CASE 3: Colluding With Government? (To Rebuild Jackson, Mississippi’s Economy)

This May 2-4, Jackson, Mississippi will host “Jackson Rising”, yet another “New Economy” conference – but with a big difference. This time, the mid-sized city and its newly elected “radical” mayor, Chokwe Lumumba, are fully on board and ready to collaborate – to “address the growing crises of economic collapse, social inequality and environmental degradation….[through] new forms of ownership and wealth creation models that fully include the vast majority of the population.”

This collaborative planning initiative is based on two goals common to the conference organizers and the Mayor’s office: “first, to start building the city of the future today through the inclusion of cooperatives and other forms of wealth creation based on the principles of solidarity, participatory democracy, and economic and social equity; and second, to diversify and grow the economy of Jackson [as] a model center of cooperative and business development in the country.”

Jackson Rising’s sponsors and endorsers include organizations with a history of involvement in cooperative development. Have they stretched the notions of cooperatively-centered, or participatory, planning too far, in too partisan a direction, by joining forces with the Mayor and his political cohorts? Or, is this city-based strategy sufficiently “cooperative centered”, even though its main partner is an elected, and controversial, official?

I have not focused on these three cases to offer counter-examples or to disagree in any way with either Andrew or Thomas and Gar. Instead, my aim has been to use detailed examples to explore further the meaning and limits of what they – and I – might consider desirable forms of planning. Each of the cases, I believe, can be shown to both protect and enhance cooperative autonomy, while providing resources to strengthen and grow an increasingly contentious, no longer marginal, cooperative economy. If so, perhaps they can help overcome the “system problem” while throwing some light on both “participatory planning” and “planning centered in the cooperative movement”.

Perhaps, but I’m eager to see how others will respond to these reflections of mine, and, as well, to my suggestion that we bring this entire theme to the worker cooperative gathering in Chicago, this coming May.

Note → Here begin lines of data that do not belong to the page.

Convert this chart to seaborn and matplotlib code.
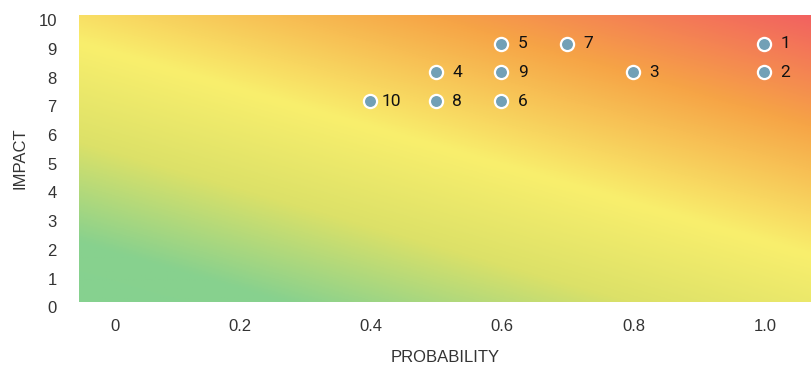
import numpy as np
import pandas as pd
import matplotlib
matplotlib.use("Agg")
import matplotlib.pyplot as plt
from matplotlib.colors import LinearSegmentedColormap
from matplotlib.transforms import ScaledTranslation
import seaborn as sns

# Risk register: id, probability, impact
risk_ids = ["1", "2", "3", "4", "5", "6", "7", "8", "9", "10"]
probability = [1.0, 1.0, 0.8, 0.5, 0.6, 0.6, 0.7, 0.5, 0.6, 0.4]
impact = [9, 8, 8, 8, 9, 7, 9, 7, 8, 7]

x_ticks = [0, 0.2, 0.4, 0.6, 0.8, 1.0]
x_tick_labels = ["0", "0.2", "0.4", "0.6", "0.8", "1.0"]
y_ticks = list(range(0, 11))
y_tick_labels = [str(v) for v in y_ticks]

df = pd.DataFrame({"id": risk_ids, "probability": probability, "impact": impact})

sns.set_theme(style="white")
plt.rcParams["font.family"] = ["Liberation Sans", "DejaVu Sans"]

fig = plt.figure(figsize=(8.11, 3.65), dpi=100)
ax = fig.add_axes([79 / 811, 63 / 365, 732 / 811, 287 / 365])

xlim = (-0.043, 1.0716)
ylim = (0, 10)
ax.set_xlim(*xlim)
ax.set_ylim(*ylim)

# Diagonal heat gradient: green (low risk) -> yellow -> orange -> red (high risk)
heat = LinearSegmentedColormap.from_list(
    "heat",
    [(0.00, "#86D190"), (0.12, "#88D18E"), (0.32, "#DCE168"),
     (0.52, "#F9EF6D"), (0.78, "#F6A446"), (1.00, "#F26260")],
)
u = np.linspace(0, 1, 600)
v = np.linspace(0, 1, 300)
U, V = np.meshgrid(u, v)
S = 0.425 * U + 0.575 * V
ax.imshow(S, cmap=heat, vmin=0, vmax=1, origin="lower", aspect="auto",
          extent=(xlim[0], xlim[1], ylim[0], ylim[1]), zorder=0,
          interpolation="bilinear")

sns.scatterplot(data=df, x="probability", y="impact", ax=ax, s=90,
                color="#72A0B6", edgecolor="white", linewidth=1.6,
                zorder=3, legend=False, clip_on=False)

for rid, px, py in zip(df["id"], df["probability"], df["impact"]):
    ax.annotate(rid, (px, py), xytext=(15.5, 0), textcoords="offset points",
                ha="center", va="center", fontsize=12.5, color="#111111",
                family=["Roboto", "DejaVu Sans"], zorder=4)

ax.set_xticks(x_ticks)
ax.set_xticklabels(x_tick_labels, fontsize=12, color="#333333", ha="right")
ax.set_yticks(y_ticks)
ax.set_yticklabels(y_tick_labels, fontsize=12, color="#333333")
ax.tick_params(axis="x", length=0, pad=12)
ax.tick_params(axis="y", length=0, pad=16)
for lbl in ax.get_xticklabels():
    lbl.set_transform(lbl.get_transform() + ScaledTranslation(9 / 72, 0, fig.dpi_scale_trans))
for lbl in ax.get_yticklabels():
    lbl.set_transform(lbl.get_transform() + ScaledTranslation(0, -3.8 / 72, fig.dpi_scale_trans))

ax.set_xlabel("PROBABILITY", fontsize=12, color="#333333", labelpad=12)
ax.set_ylabel("IMPACT", fontsize=12, color="#333333", labelpad=8)
ax.grid(False)
for sp in ax.spines.values():
    sp.set_visible(False)

fig.savefig("out.png", dpi=100)
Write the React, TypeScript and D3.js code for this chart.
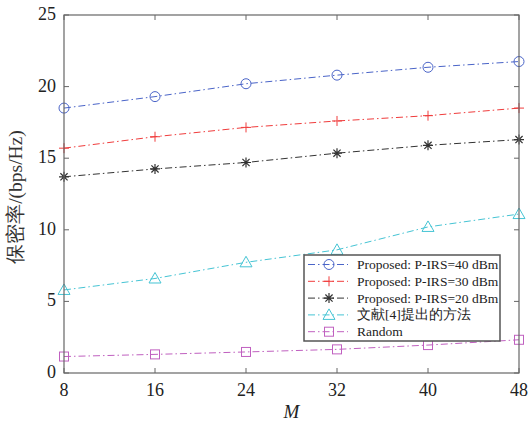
import React from "react";
import * as d3 from "d3";

const mValues = [8, 16, 24, 32, 40, 48];
const yTicks = [0, 5, 10, 15, 20, 25];

const proposed40 = [18.5, 19.3, 20.2, 20.8, 21.35, 21.75];
const proposed30 = [15.7, 16.5, 17.15, 17.6, 17.97, 18.5];
const proposed20 = [13.7, 14.25, 14.7, 15.35, 15.9, 16.3];
const ref4 = [5.8, 6.6, 7.73, 8.6, 10.2, 11.1];
const randomIrs = [1.15, 1.3, 1.47, 1.65, 1.95, 2.32];

const seriesNames = [
  "Proposed: P-IRS=40 dBm",
  "Proposed: P-IRS=30 dBm",
  "Proposed: P-IRS=20 dBm",
  "文献[4]提出的方法",
  "Random",
];

const series = [
  { name: seriesNames[0], values: proposed40, color: "#4a64c8", marker: "circle" },
  { name: seriesNames[1], values: proposed30, color: "#f03c3c", marker: "plus" },
  { name: seriesNames[2], values: proposed20, color: "#333333", marker: "star" },
  { name: seriesNames[3], values: ref4, color: "#45c4d4", marker: "triangle" },
  { name: seriesNames[4], values: randomIrs, color: "#c060c0", marker: "square" },
];

const Marker = ({ type, x, y, color }: { type: string; x: number; y: number; color: string }) => {
  const s = 5;
  if (type === "circle")
    return <circle cx={x} cy={y} r={s} fill="none" stroke={color} strokeWidth={1} />;
  if (type === "plus")
    return (
      <path d={`M${x - s},${y}H${x + s}M${x},${y - s}V${y + s}`} stroke={color} strokeWidth={1} />
    );
  if (type === "star") {
    const d = s * 0.72;
    return (
      <path
        d={`M${x - s},${y}H${x + s}M${x},${y - s}V${y + s}M${x - d},${y - d}L${x + d},${y + d}M${x - d},${y + d}L${x + d},${y - d}`}
        stroke={color}
        strokeWidth={1.2}
      />
    );
  }
  if (type === "triangle")
    return (
      <path
        d={`M${x},${y - 6}L${x + 6},${y + 4.5}L${x - 6},${y + 4.5}Z`}
        fill="none"
        stroke={color}
        strokeWidth={1}
      />
    );
  return (
    <rect x={x - 4.5} y={y - 4.5} width={9} height={9} fill="none" stroke={color} strokeWidth={1} />
  );
};

export default function App() {
  const width = 529,
    height = 422;
  const margin = { top: 15, right: 10, bottom: 49, left: 64 };
  const iw = width - margin.left - margin.right;
  const ih = height - margin.top - margin.bottom;

  const x = d3.scaleLinear().domain([8, 48]).range([0, iw]);
  const y = d3.scaleLinear().domain([0, 25]).range([ih, 0]);

  const line = d3
    .line<number>()
    .x((_, i) => x(mValues[i]))
    .y((d) => y(d));

  const axisColor = "#666";
  const font = "'Liberation Serif', 'Times New Roman', serif";
  const dash = "7,3,1.5,3";

  const legend = { x: 240, y: 240, w: 196, h: 86, row: 16.8 };

  return (
    <svg width={width} height={height} style={{ position: "absolute", left: 0, top: 0, background: "#fff" }}>
      <g transform={`translate(${margin.left},${margin.top})`} fontFamily={font}>
        {series.map((s) => (
          <g key={s.name}>
            <path d={line(s.values) || ""} fill="none" stroke={s.color} strokeWidth={1} strokeDasharray={dash} />
            {s.values.map((v, i) => (
              <Marker key={i} type={s.marker} x={x(mValues[i])} y={y(v)} color={s.color} />
            ))}
          </g>
        ))}

        <rect x={0} y={0} width={iw} height={ih} fill="none" stroke={axisColor} strokeWidth={1.2} />
        {mValues.map((m) => (
          <g key={m}>
            <line x1={x(m)} x2={x(m)} y1={ih} y2={ih - 5} stroke={axisColor} />
            <line x1={x(m)} x2={x(m)} y1={0} y2={5} stroke={axisColor} />
            <text x={x(m)} y={ih + 23} textAnchor="middle" fontSize={18} fill="#222">
              {m}
            </text>
          </g>
        ))}
        {yTicks.map((t) => (
          <g key={t}>
            <line x1={0} x2={5} y1={y(t)} y2={y(t)} stroke={axisColor} />
            <line x1={iw} x2={iw - 5} y1={y(t)} y2={y(t)} stroke={axisColor} />
            <text x={-8} y={y(t) + 5} textAnchor="end" fontSize={18} fill="#222">
              {t}
            </text>
          </g>
        ))}

        <text x={iw / 2} y={ih + 45} textAnchor="middle" fontSize={19} fontStyle="italic" fill="#222">
          M
        </text>
        <text
          transform={`translate(${-42},${182}) rotate(-90)`}
          textAnchor="middle"
          fontSize={19.5}
          fill="#333"
        >
          保密率/(bps/Hz)
        </text>

        <g transform={`translate(${legend.x},${legend.y})`}>
          <rect width={legend.w} height={legend.h} fill="#fff" stroke="#555" strokeWidth={1.5} />
          {series.map((s, i) => {
            const cy = 9.5 + i * legend.row;
            return (
              <g key={s.name}>
                <line x1={4} x2={44} y1={cy} y2={cy} stroke={s.color} strokeWidth={1} strokeDasharray={dash} />
                <Marker type={s.marker} x={25} y={cy} color={s.color} />
                <text x={53} y={cy + 4.5} fontSize={13.5} fill="#222">
                  {s.name}
                </text>
              </g>
            );
          })}
        </g>
      </g>
    </svg>
  );
}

Len Krimerman lives, works, dances, and dreams in rural eastern Connecticut, and has helped build bridges between the many varieties of grassroots democracy over the past five decades. In this, he has invariably been mentored by his amazing GEO colleagues, by the imagination and support of his lifelong partner, Marian Vitali, and by the courageous activism of so many of his students and community partners. Marian and Len are now engaged in helping develop the Windham Hour Exchange, a community barter initiative in and around Willimantic, CT.